OBJECTIVE ▸ Only the lines from the first one through the line with "14, 16, 18];" should be printed, exactly as they appear.

-- Start DATA LINES --

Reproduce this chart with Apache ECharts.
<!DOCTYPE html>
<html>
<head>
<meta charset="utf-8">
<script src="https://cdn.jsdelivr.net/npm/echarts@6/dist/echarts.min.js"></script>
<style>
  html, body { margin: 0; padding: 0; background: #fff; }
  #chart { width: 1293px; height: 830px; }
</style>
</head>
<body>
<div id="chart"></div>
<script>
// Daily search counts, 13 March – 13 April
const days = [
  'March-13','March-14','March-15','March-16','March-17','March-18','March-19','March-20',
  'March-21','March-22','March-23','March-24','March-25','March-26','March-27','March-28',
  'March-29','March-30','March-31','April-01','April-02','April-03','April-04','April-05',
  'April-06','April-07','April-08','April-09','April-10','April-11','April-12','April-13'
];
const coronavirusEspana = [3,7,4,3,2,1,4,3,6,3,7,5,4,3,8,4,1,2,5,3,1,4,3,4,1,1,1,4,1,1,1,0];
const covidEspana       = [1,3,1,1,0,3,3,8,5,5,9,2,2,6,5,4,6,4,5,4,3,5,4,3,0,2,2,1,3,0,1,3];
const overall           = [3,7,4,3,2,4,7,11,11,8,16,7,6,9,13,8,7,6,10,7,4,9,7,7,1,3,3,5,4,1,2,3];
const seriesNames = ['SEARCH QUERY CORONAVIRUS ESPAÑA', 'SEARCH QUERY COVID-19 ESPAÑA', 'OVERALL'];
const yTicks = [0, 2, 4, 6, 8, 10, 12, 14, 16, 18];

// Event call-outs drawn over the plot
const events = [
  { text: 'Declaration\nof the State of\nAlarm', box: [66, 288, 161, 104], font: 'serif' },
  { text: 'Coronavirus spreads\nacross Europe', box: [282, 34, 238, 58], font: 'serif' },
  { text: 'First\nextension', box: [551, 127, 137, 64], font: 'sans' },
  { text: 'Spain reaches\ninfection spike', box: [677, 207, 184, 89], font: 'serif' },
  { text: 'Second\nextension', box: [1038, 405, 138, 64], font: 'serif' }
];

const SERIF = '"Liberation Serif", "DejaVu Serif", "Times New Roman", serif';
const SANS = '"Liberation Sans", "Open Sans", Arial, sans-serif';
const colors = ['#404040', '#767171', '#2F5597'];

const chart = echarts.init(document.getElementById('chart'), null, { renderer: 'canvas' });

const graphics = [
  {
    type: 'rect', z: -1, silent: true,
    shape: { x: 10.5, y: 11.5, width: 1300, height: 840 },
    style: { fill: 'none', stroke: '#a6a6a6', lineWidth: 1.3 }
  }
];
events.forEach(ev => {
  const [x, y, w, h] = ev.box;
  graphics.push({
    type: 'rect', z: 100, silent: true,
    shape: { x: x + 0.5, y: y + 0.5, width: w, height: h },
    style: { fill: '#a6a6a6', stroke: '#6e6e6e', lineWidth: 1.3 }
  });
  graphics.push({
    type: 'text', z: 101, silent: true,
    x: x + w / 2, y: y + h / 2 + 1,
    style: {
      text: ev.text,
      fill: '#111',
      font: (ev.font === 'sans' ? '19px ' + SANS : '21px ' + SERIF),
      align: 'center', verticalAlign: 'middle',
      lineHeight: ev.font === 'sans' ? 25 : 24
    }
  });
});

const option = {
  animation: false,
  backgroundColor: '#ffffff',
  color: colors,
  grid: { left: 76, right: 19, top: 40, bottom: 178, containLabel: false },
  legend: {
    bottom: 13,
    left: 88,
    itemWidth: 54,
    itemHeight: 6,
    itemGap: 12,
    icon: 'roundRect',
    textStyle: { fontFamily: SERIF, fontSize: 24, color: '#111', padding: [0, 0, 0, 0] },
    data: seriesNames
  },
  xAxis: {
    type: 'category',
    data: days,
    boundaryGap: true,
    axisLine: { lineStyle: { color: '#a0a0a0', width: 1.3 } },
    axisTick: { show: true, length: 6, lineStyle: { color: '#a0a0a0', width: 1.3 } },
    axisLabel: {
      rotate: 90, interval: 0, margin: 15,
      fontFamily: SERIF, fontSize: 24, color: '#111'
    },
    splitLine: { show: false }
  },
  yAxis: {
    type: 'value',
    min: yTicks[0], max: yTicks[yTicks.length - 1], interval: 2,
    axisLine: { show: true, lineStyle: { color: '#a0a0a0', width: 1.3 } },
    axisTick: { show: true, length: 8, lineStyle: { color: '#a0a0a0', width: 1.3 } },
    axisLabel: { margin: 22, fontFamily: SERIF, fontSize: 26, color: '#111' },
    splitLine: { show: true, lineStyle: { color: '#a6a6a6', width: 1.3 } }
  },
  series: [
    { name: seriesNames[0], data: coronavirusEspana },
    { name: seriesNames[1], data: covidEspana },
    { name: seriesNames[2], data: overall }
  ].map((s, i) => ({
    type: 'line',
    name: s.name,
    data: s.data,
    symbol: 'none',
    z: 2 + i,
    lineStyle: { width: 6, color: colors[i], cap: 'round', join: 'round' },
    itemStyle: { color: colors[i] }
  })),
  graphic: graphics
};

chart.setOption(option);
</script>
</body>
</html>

-- End DATA LINES --

RIGHT ANSWER ▸
Reproduce this chart with Apache ECharts.
<!DOCTYPE html>
<html>
<head>
<meta charset="utf-8">
<script src="https://cdn.jsdelivr.net/npm/echarts@6/dist/echarts.min.js"></script>
<style>
  html, body { margin: 0; padding: 0; background: #fff; }
  #chart { width: 1293px; height: 830px; }
</style>
</head>
<body>
<div id="chart"></div>
<script>
// Daily search counts, 13 March – 13 April
const days = [
  'March-13','March-14','March-15','March-16','March-17','March-18','March-19','March-20',
  'March-21','March-22','March-23','March-24','March-25','March-26','March-27','March-28',
  'March-29','March-30','March-31','April-01','April-02','April-03','April-04','April-05',
  'April-06','April-07','April-08','April-09','April-10','April-11','April-12','April-13'
];
const coronavirusEspana = [3,7,4,3,2,1,4,3,6,3,7,5,4,3,8,4,1,2,5,3,1,4,3,4,1,1,1,4,1,1,1,0];
const covidEspana       = [1,3,1,1,0,3,3,8,5,5,9,2,2,6,5,4,6,4,5,4,3,5,4,3,0,2,2,1,3,0,1,3];
const overall           = [3,7,4,3,2,4,7,11,11,8,16,7,6,9,13,8,7,6,10,7,4,9,7,7,1,3,3,5,4,1,2,3];
const seriesNames = ['SEARCH QUERY CORONAVIRUS ESPAÑA', 'SEARCH QUERY COVID-19 ESPAÑA', 'OVERALL'];
const yTicks = [0, 2, 4, 6, 8, 10, 12, 14, 16, 18];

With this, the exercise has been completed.